Перед Новым Годом мне мама прислала отрез габардина светло бежевого цвета на костюм. Поблизости с общежитием ателье не было, мне пришлось ехать на трамвае через весь город. Материала было достаточно на сарафан и классический жакет. Когда мне объявили сумму за пошив, которую я непременно должна была принести к следующей примерке «Только после этого приступим к выбору фасона», волосы встали дыбом. Мучительный вопрос «Где же такую сумму взять», не давал мне покоя всю ночь. Я вспомнила мою добрую хозяйку с Тираспольской Наташу. По рекомендации нашего директора школы Леонида Фёдоровича Пастушенко я жила у неё на первом курсе. Это добрейшая душа, отдаст последнее. Тем более, у неё был, выражаясь современным языком, бизнес, в котором и я принимала участие. Она стирала и гладила бельё, имела свою клиентуру. Мы с ней ладненько договорились. Я приходила помогать в стирке и глажке три раза в неделю до самой сессии. На следующей неделе, оплатив заказ наперёд, я добровольно вступила в мучительный процесс хождения на примерки.

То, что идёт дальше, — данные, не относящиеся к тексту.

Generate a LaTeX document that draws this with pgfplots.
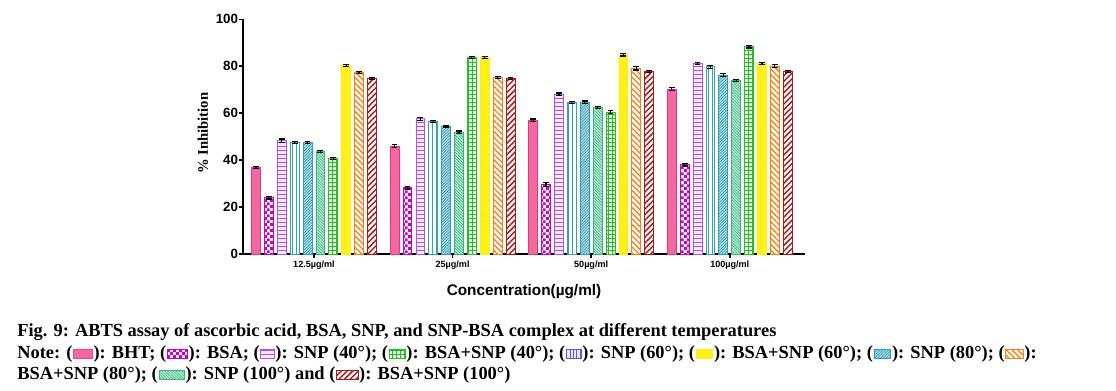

После занятий раз в неделю или две я отправлялась на трамвае в ателье. Там всё шло неспеша, как бы по-деловому. Приходилось ожидать в очереди час, а то и больше. У меня голова разрывалась от невыносимой головной боли. Как-то меня даже вырвало, что нарушило все рамки приличия. Меня пожурили. Понятно, что у меня пропал интерес к тому, как сидит на мне сарафан или жакет. Единственное желание – чтобы всё это скорее закончилось. Но не тут-то было. Мастера своего дела продолжали демонстрировать сложность, скрупулёзность искусства пошива. Процесс слишком затянулся. В начале июня я пришла заявить, что сдала последние экзамены и мне уже пора домой. На что мне вежливо, заискивающим тоном мастер, подмигнув, таинственно прошептал:
– Завтра Ваш жакет будет готов. Надеюсь, Вы оцените наше старание по достоинству и отблагодарите команду, которая так старалась.
Я была весьма озадачена. Дорогой мой читатель, Вы понимаете, какими средствами располагает студент, живущий на одну стипендию! Я пришла в общежитие и рассказала всё девчонкам. На следующий день я пошла с компанией. Мастер встретил меня с улыбкой, вежливо, пропустил вперёд себя в примерочную и не смущаясь, глядя прямо в глаза, напомнил
– Надеюсь, клиентка всё поняла?
– Да. Но я – студентка, могу поделиться с Вами: вот 3 копейки на трамвай, возьмите. Мне придётся идти пешком.
Вежливый мастер взбесился, нырнул в пошивочную и исчез. Я вышла в комнату ожидания как ошпаренная. Жду. Минут через 10 уборщица швырнула мне мой заказ. Мы с девчонками посмеялись. Но я век благодарна этому мастеру. Я поехала домой и по великому блату, через моего дядюшку, заплатив втридорога за ручную швейную машинку, наконец-то стала модницей. Тётя Катя, мама моей подружки Аллочки, сделала мне основную выкройку и сшила со мной одно платье. Мне достаточно было 1м ткани, чтобы пошить платья даже с длинным рукавом. Иногда и девчонкам шила. Кстати, мой выстраданный костюм из дорогой габардиновой ткани мне не пришёлся по вкусу и долго не прослужил – моль съела и рукава на жакете, и сарафан. Я себе шила платья с модной отделкой плиссе или гофре. На каблучках это выглядело довольно сексуально. Действительно, стоит благодарить за уроки суровой жизни.